* [Given information]:
## Start
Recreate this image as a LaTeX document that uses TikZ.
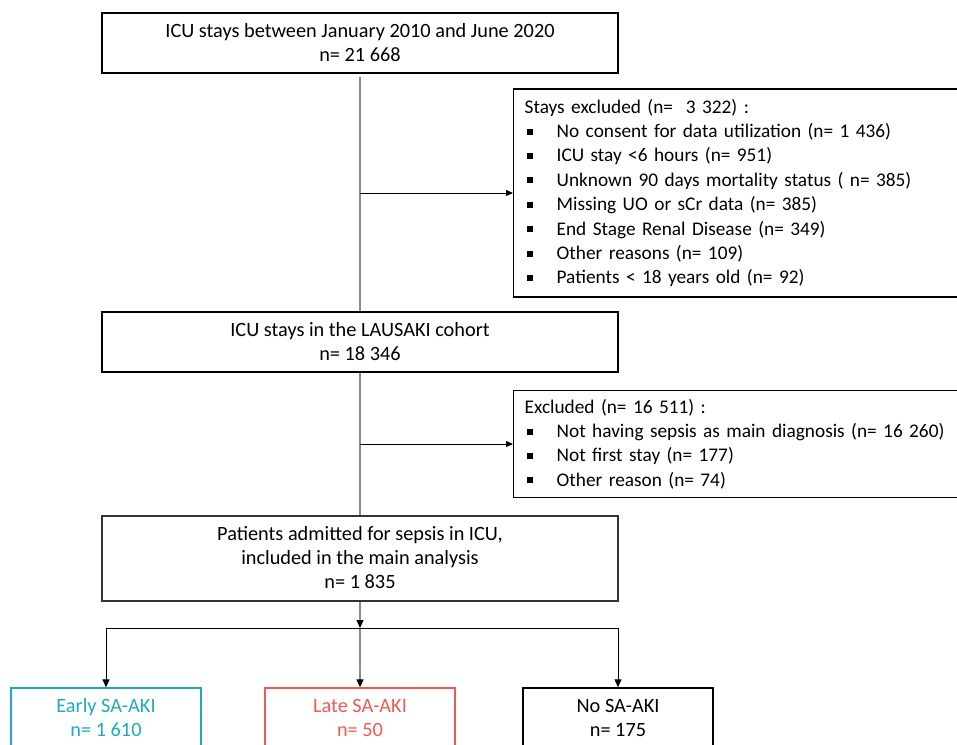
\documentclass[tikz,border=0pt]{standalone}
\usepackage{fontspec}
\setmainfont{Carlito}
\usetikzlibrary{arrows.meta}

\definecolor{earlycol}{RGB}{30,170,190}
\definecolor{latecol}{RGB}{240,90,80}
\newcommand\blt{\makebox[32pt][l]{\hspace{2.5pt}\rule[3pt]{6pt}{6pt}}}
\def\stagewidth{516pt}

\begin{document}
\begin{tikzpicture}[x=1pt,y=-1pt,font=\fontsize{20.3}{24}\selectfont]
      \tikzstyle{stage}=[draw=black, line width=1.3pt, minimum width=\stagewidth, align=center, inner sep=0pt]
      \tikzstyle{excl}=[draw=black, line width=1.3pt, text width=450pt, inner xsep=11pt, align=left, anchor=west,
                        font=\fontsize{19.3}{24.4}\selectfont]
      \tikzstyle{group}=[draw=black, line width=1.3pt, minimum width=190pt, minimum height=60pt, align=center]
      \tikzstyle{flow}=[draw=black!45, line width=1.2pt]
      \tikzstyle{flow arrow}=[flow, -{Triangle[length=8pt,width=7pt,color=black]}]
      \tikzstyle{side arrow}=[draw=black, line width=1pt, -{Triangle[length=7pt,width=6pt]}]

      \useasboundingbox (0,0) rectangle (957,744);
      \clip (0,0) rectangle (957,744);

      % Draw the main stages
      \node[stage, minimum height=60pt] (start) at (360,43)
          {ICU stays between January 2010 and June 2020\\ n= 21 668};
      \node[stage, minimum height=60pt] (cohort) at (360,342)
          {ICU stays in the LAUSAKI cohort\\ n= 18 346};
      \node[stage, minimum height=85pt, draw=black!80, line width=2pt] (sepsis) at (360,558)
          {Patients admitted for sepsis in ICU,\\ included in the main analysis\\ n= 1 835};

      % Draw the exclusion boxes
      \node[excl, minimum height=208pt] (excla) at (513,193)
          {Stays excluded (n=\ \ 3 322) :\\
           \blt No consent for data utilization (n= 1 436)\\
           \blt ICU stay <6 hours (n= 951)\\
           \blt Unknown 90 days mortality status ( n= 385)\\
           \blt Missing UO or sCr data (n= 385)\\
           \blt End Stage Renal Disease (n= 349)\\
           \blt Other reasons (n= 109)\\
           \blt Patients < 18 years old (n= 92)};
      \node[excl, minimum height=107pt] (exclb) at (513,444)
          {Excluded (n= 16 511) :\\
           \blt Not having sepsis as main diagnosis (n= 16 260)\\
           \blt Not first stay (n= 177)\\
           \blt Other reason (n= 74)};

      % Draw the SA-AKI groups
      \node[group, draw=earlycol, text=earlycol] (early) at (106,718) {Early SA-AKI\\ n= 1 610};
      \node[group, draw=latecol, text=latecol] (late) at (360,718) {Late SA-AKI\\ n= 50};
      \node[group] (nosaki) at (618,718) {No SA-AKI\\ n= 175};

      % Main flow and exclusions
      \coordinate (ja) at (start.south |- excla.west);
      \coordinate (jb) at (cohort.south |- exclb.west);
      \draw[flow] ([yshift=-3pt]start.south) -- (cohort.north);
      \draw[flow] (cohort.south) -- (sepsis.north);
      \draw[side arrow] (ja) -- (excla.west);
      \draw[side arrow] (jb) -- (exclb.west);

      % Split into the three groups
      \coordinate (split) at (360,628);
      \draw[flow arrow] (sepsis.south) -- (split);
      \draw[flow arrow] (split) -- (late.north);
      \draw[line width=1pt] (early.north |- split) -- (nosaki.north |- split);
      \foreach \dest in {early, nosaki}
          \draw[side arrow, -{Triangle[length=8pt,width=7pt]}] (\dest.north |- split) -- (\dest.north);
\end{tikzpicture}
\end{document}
## End
* [What you are asked to do]: Drop the images and repeat the data exactly.

* [Response]:
Recreate this image as a LaTeX document that uses TikZ.
\documentclass[tikz,border=0pt]{standalone}
\usepackage{fontspec}
\setmainfont{Carlito}
\usetikzlibrary{arrows.meta}

\definecolor{earlycol}{RGB}{30,170,190}
\definecolor{latecol}{RGB}{240,90,80}
\newcommand\blt{\makebox[32pt][l]{\hspace{2.5pt}\rule[3pt]{6pt}{6pt}}}
\def\stagewidth{516pt}

\begin{document}
\begin{tikzpicture}[x=1pt,y=-1pt,font=\fontsize{20.3}{24}\selectfont]
      \tikzstyle{stage}=[draw=black, line width=1.3pt, minimum width=\stagewidth, align=center, inner sep=0pt]
      \tikzstyle{excl}=[draw=black, line width=1.3pt, text width=450pt, inner xsep=11pt, align=left, anchor=west,
                        font=\fontsize{19.3}{24.4}\selectfont]
      \tikzstyle{group}=[draw=black, line width=1.3pt, minimum width=190pt, minimum height=60pt, align=center]
      \tikzstyle{flow}=[draw=black!45, line width=1.2pt]
      \tikzstyle{flow arrow}=[flow, -{Triangle[length=8pt,width=7pt,color=black]}]
      \tikzstyle{side arrow}=[draw=black, line width=1pt, -{Triangle[length=7pt,width=6pt]}]

      \useasboundingbox (0,0) rectangle (957,744);
      \clip (0,0) rectangle (957,744);

      % Draw the main stages
      \node[stage, minimum height=60pt] (start) at (360,43)
          {ICU stays between January 2010 and June 2020\\ n= 21 668};
      \node[stage, minimum height=60pt] (cohort) at (360,342)
          {ICU stays in the LAUSAKI cohort\\ n= 18 346};
      \node[stage, minimum height=85pt, draw=black!80, line width=2pt] (sepsis) at (360,558)
          {Patients admitted for sepsis in ICU,\\ included in the main analysis\\ n= 1 835};

      % Draw the exclusion boxes
      \node[excl, minimum height=208pt] (excla) at (513,193)
          {Stays excluded (n=\ \ 3 322) :\\
           \blt No consent for data utilization (n= 1 436)\\
           \blt ICU stay <6 hours (n= 951)\\
           \blt Unknown 90 days mortality status ( n= 385)\\
           \blt Missing UO or sCr data (n= 385)\\
           \blt End Stage Renal Disease (n= 349)\\
           \blt Other reasons (n= 109)\\
           \blt Patients < 18 years old (n= 92)};
      \node[excl, minimum height=107pt] (exclb) at (513,444)
          {Excluded (n= 16 511) :\\
           \blt Not having sepsis as main diagnosis (n= 16 260)\\
           \blt Not first stay (n= 177)\\
           \blt Other reason (n= 74)};

      % Draw the SA-AKI groups
      \node[group, draw=earlycol, text=earlycol] (early) at (106,718) {Early SA-AKI\\ n= 1 610};
      \node[group, draw=latecol, text=latecol] (late) at (360,718) {Late SA-AKI\\ n= 50};
      \node[group] (nosaki) at (618,718) {No SA-AKI\\ n= 175};

      % Main flow and exclusions
      \coordinate (ja) at (start.south |- excla.west);
      \coordinate (jb) at (cohort.south |- exclb.west);
      \draw[flow] ([yshift=-3pt]start.south) -- (cohort.north);
      \draw[flow] (cohort.south) -- (sepsis.north);
      \draw[side arrow] (ja) -- (excla.west);
      \draw[side arrow] (jb) -- (exclb.west);

      % Split into the three groups
      \coordinate (split) at (360,628);
      \draw[flow arrow] (sepsis.south) -- (split);
      \draw[flow arrow] (split) -- (late.north);
      \draw[line width=1pt] (early.north |- split) -- (nosaki.north |- split);
      \foreach \dest in {early, nosaki}
          \draw[side arrow, -{Triangle[length=8pt,width=7pt]}] (\dest.north |- split) -- (\dest.north);
\end{tikzpicture}
\end{document}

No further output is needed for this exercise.